Gen AI is rapidly becoming a mainstream and influential companion in consumers’ purchase journeys. A Capgemini survey last year found that 58% of consumers have replaced traditional search engines with Gen AI tools for product/service recommendations, up significantly from 25% in 2023.
And adoption is growing rapidly. A recent BCG report found that shopping-related Gen AI use grew by 35% between February and November 2025. Shopping-related usage—research into and recommendations for brands, products, and services—has become the third most popular application of Gen AI, after general information seeking and work uses.
“Adoption of generative AI in India has moved well beyond early experimentation. Awareness now stands at 94%, while usage has increased to 62%, placing India among the highest-adoption markets globally. Its application spans professional and consumer decision-making, with 63% of users relying on these tools at work and 64% using them to research brands and products as part of the purchase journey,” cited Kanika Sanghi, partner and director, BCG.
Shoppers used Gen AI across categories—not just special, big-ticket items, such as consumer electronics, but also routine, everyday purchases, like groceries.

Why are Gen AI tools so influential in a consumer’s purchase journey? In the BCG survey, respondents described Gen AI as direct, objective, transparent, and personalised. Some said Gen AI helped them clarify what they wanted when they weren’t sure.
With voice assistants and visual AI letting consumers describe what they want, these algorithms begin to learn each shopper’s language over time, shortening the path to purchase. Accenture’s 2025 Consumer and AI Report found that 64% of global shoppers “love” when AI helps them discover products that fit their preferences and 30% of active gen AI users actually trust AI suggestions more than those from friends, retailers or search engines.
BCG’s recent report seconds this. The clearest and most frequently cited upside was the confidence Gen AI instils in final purchase decisions. According to their survey, more than 60% of consumers expressed high trust in Gen AI results, with one consumer commenting, “It’s like I’m speaking with the smartest person in the room.”

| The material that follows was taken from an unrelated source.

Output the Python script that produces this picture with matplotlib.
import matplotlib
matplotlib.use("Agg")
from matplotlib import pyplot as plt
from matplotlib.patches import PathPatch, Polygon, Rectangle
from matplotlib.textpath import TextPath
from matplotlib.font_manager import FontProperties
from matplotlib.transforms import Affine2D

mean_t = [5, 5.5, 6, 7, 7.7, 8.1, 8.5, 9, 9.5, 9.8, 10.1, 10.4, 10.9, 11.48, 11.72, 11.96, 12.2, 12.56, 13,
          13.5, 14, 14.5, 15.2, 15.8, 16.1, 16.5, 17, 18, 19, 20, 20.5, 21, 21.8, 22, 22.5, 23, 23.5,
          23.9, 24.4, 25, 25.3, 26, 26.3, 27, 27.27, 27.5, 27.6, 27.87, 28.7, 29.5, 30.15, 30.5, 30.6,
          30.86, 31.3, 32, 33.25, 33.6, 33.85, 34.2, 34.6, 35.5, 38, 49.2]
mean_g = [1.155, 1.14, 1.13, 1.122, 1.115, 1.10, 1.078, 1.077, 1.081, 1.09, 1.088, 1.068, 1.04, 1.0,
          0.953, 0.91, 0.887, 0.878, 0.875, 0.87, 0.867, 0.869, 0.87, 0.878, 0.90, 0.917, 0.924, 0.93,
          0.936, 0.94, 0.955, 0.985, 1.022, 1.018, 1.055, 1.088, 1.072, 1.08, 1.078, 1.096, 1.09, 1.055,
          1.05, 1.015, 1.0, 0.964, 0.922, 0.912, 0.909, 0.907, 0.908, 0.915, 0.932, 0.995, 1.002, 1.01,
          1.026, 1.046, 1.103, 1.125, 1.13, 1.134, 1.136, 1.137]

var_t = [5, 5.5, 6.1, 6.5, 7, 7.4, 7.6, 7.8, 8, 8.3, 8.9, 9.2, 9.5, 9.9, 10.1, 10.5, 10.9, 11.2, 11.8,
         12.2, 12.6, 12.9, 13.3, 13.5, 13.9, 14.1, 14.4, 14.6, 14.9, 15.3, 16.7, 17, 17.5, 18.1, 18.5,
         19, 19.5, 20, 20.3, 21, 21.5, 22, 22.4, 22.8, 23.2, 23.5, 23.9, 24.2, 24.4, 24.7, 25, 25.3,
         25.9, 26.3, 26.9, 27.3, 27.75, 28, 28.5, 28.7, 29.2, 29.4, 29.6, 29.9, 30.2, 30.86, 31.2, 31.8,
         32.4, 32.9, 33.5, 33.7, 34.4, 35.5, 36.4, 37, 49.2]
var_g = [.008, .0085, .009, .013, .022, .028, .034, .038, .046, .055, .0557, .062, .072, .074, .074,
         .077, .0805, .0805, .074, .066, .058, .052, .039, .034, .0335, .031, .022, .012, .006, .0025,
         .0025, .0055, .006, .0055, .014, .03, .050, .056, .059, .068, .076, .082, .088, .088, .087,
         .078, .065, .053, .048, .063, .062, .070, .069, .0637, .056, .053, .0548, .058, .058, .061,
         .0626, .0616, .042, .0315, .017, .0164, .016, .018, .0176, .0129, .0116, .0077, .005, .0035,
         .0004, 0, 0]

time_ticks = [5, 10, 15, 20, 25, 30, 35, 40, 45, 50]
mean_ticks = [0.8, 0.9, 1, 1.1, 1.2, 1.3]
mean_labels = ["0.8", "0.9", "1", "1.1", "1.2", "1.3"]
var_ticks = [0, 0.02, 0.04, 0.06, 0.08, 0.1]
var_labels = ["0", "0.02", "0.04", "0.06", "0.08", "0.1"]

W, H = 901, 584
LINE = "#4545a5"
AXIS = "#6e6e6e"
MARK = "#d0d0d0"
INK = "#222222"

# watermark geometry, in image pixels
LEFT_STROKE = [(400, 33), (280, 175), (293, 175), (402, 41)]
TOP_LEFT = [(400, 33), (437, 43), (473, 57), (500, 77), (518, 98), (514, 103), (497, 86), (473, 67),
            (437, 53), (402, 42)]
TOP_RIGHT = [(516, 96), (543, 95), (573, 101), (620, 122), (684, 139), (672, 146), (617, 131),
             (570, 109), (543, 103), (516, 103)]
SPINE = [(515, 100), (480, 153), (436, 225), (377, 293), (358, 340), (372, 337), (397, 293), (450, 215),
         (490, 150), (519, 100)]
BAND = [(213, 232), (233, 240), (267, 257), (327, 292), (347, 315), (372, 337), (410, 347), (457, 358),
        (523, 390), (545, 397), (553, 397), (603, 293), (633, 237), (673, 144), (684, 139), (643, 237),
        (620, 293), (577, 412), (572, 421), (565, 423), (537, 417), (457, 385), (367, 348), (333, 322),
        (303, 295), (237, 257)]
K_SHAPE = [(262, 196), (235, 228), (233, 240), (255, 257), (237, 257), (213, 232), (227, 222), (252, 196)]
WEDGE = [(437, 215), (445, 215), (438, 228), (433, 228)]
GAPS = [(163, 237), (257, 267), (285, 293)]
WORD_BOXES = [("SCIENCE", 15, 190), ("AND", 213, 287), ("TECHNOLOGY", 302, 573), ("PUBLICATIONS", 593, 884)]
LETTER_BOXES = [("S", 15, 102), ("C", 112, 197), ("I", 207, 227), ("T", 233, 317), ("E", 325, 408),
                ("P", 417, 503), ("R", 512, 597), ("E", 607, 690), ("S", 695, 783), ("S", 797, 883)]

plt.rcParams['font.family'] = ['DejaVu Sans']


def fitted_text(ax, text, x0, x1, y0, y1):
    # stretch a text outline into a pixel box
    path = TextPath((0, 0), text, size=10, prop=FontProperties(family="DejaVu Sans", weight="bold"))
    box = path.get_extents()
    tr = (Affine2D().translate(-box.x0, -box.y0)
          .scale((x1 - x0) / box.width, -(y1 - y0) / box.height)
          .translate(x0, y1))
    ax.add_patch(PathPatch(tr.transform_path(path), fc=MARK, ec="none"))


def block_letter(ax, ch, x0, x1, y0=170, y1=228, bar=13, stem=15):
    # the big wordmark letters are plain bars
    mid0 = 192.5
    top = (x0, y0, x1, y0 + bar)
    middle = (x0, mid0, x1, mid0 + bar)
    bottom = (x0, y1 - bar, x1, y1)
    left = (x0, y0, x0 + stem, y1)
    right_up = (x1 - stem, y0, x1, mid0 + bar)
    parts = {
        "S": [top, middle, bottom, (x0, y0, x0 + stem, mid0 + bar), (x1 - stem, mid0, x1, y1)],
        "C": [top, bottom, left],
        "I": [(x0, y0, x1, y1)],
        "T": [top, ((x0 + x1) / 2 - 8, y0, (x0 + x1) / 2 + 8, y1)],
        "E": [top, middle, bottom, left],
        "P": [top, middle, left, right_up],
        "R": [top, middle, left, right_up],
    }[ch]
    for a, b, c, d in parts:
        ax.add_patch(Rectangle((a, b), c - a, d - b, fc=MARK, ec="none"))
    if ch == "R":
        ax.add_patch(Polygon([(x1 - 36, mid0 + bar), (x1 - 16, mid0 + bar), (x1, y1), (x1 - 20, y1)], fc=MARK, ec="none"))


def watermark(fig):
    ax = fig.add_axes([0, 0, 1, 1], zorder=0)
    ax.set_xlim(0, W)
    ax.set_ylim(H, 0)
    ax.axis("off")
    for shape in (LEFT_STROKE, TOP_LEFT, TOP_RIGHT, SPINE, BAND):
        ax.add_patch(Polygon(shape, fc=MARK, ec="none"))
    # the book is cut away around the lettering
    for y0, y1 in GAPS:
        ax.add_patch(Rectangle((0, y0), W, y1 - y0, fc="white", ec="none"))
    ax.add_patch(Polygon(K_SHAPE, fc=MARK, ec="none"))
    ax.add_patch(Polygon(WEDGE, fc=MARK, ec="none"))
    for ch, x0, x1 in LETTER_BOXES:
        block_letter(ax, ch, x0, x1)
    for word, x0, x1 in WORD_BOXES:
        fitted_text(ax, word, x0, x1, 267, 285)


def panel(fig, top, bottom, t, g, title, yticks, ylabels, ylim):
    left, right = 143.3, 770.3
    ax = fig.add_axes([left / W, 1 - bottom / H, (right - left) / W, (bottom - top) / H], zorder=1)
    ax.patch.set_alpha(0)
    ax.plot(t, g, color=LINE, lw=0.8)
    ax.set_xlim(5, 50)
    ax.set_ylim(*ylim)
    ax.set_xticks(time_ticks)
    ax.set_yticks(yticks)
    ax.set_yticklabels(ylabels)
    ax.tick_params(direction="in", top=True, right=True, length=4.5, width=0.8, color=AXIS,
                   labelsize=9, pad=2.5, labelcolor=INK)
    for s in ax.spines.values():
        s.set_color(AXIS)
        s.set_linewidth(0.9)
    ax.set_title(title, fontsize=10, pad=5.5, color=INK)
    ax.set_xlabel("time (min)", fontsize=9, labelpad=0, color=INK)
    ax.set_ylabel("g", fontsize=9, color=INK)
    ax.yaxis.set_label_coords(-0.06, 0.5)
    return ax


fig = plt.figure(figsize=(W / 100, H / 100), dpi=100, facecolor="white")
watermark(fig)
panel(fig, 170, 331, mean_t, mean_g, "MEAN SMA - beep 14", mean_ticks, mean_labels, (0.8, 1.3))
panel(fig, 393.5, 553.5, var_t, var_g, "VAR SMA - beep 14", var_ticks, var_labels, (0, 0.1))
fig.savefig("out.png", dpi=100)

Another respondent in the BCG survey pointed out that AI results felt more objective and transparent than ads, influencer content, or sponsored results. “It felt like they gave a true, unbiased opinion on the pros and cons when comparing two different brands or models,” they said.
Why this matters
Brands and retailers reach consumers through many established touchpoints: search engines, brand websites, in-store displays, and social media, to name a few.
Gen AI is both a part of this mix and a source of new touchpoints, such as conversational AI experiences and answer-first interactions that sit alongside traditional ones. One BCG respondent mentioned how Gen AI tailors its answers to their needs, context, and routines. “It told me which smartwatch to get based on how I work out,” they said.
As emerging touchpoints complement traditional ones, adding to the broader proliferation of interactions that shape today’s nonlinear shopping journeys, marketers need to be deliberate about which touchpoints they emphasise at different stages of the journey.

Brands and retailers have a big opportunity to capitalise on Gen AI’s influence on consumer purchase decisions. Not doing so risks losing out on visibility to consumers and thus surrendering a competitive edge.
But brands should remember that Gen AI sits within a broader ecosystem. Consumers stitch together social, search, brand sites, influencers, and AI, often moving fluidly among many touchpoints. Therefore, brands need to mirror the way consumers think.
According to the BCG report, brands need to recognise not only the problem each consumer is trying to solve but also the context in which the problem exists, and ensure that their brand shows up clearly in AI answers. “Brands in India will need to ensure they are effectively represented in AI-enabled journeys through clear value propositions, high-quality data, and responsible AI practices”, Singh said.
That means de-averaging across products, customer needs, and journeys and optimising for AI through approaches such as AEO and GEO, while considering the blend of touchpoints—including in-store, search, and AI—that are part of distinct consumer purchase pathways.
According to the BCG report, brands should start with their brand identity. Ensure clarity in defining who they serve, their unique value proposition, and their right-to-win. Then, translate that into compact, answer-ready modules.
Brands should also ensure that their product (or service) story can be returned as a clear, trustworthy answer. For example, BCG recommended using plain-language explanations, side-by-side comparisons (particularly in categories where products and specs matter), and straightforward proof points that address the real questions consumers ask.